%%

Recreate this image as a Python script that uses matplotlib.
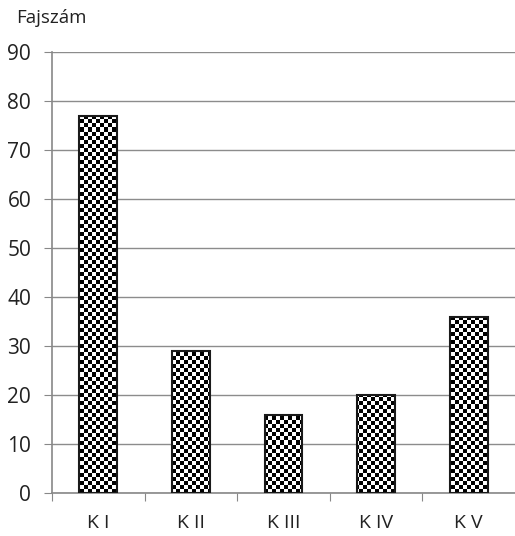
import matplotlib.pyplot as plt
import numpy as np

categories = ["K I", "K II", "K III", "K IV", "K V"]
values = [77, 29, 16, 20, 36]

plt.rcParams['font.family'] = ['Open Sans', 'DejaVu Sans']

fig = plt.figure(figsize=(5.15, 5.36), dpi=100)
fig.patch.set_fc('white')
ax = fig.add_axes([52 / 515, 1 - 493 / 536, (515 - 52) / 515, (493 - 52) / 536])

x = np.arange(len(categories))
bars = ax.bar(x, values, width=0.41, facecolor='none', edgecolor='#1a1a1a',
              linewidth=1.5, zorder=4)

# checkerboard fill (about 4 px cells), clipped to each bar
checker = (np.add.outer(np.arange(110), np.arange(116)) % 2).astype(float)
for b in bars:
    im = ax.imshow(checker, cmap='gray', vmin=0, vmax=1, extent=(-0.5, 4.5, 0, 90),
                   aspect='auto', interpolation='nearest', zorder=3)
    im.set_clip_path(b)

ax.set_xlim(-0.5, 4.5)
ax.set_ylim(0, 90)
ax.set_yticks(range(0, 91, 10))
ax.set_xticks(np.arange(-0.5, 4.5, 1.0))
ax.set_xticklabels([])
ax.set_xticks(x, minor=True)
ax.set_xticklabels(categories, minor=True)
ax.tick_params(axis='x', which='minor', length=0, pad=15, labelsize=14, labelcolor='#222222')
ax.tick_params(axis='x', which='major', length=6, color='#888888', direction='out')
ax.tick_params(axis='y', length=6, color='#888888', labelcolor='#222222', labelsize=15, pad=9)

ax.yaxis.grid(True, color='#8c8c8c', linewidth=1.0, zorder=0)
ax.set_axisbelow(True)
for s in ['top', 'right']:
    ax.spines[s].set_visible(False)
ax.spines['left'].set_color('#888888')
ax.spines['bottom'].set_color('#888888')
ax.spines['left'].set_linewidth(1.2)
ax.spines['bottom'].set_linewidth(1.2)

fig.text(16 / 515, 1 - 18 / 536, "Fajszám", fontsize=13.5, color='#222222',
         ha='left', va='center')

fig.savefig('out.png', dpi=100)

%%

Instructions to follow:
Print the listing above in full, exactly as written. Omit any pictures.

Solution:
Recreate this image as a Python script that uses matplotlib.
import matplotlib.pyplot as plt
import numpy as np

categories = ["K I", "K II", "K III", "K IV", "K V"]
values = [77, 29, 16, 20, 36]

plt.rcParams['font.family'] = ['Open Sans', 'DejaVu Sans']

fig = plt.figure(figsize=(5.15, 5.36), dpi=100)
fig.patch.set_fc('white')
ax = fig.add_axes([52 / 515, 1 - 493 / 536, (515 - 52) / 515, (493 - 52) / 536])

x = np.arange(len(categories))
bars = ax.bar(x, values, width=0.41, facecolor='none', edgecolor='#1a1a1a',
              linewidth=1.5, zorder=4)

# checkerboard fill (about 4 px cells), clipped to each bar
checker = (np.add.outer(np.arange(110), np.arange(116)) % 2).astype(float)
for b in bars:
    im = ax.imshow(checker, cmap='gray', vmin=0, vmax=1, extent=(-0.5, 4.5, 0, 90),
                   aspect='auto', interpolation='nearest', zorder=3)
    im.set_clip_path(b)

ax.set_xlim(-0.5, 4.5)
ax.set_ylim(0, 90)
ax.set_yticks(range(0, 91, 10))
ax.set_xticks(np.arange(-0.5, 4.5, 1.0))
ax.set_xticklabels([])
ax.set_xticks(x, minor=True)
ax.set_xticklabels(categories, minor=True)
ax.tick_params(axis='x', which='minor', length=0, pad=15, labelsize=14, labelcolor='#222222')
ax.tick_params(axis='x', which='major', length=6, color='#888888', direction='out')
ax.tick_params(axis='y', length=6, color='#888888', labelcolor='#222222', labelsize=15, pad=9)

ax.yaxis.grid(True, color='#8c8c8c', linewidth=1.0, zorder=0)
ax.set_axisbelow(True)
for s in ['top', 'right']:
    ax.spines[s].set_visible(False)
ax.spines['left'].set_color('#888888')
ax.spines['bottom'].set_color('#888888')
ax.spines['left'].set_linewidth(1.2)
ax.spines['bottom'].set_linewidth(1.2)

fig.text(16 / 515, 1 - 18 / 536, "Fajszám", fontsize=13.5, color='#222222',
         ha='left', va='center')

fig.savefig('out.png', dpi=100)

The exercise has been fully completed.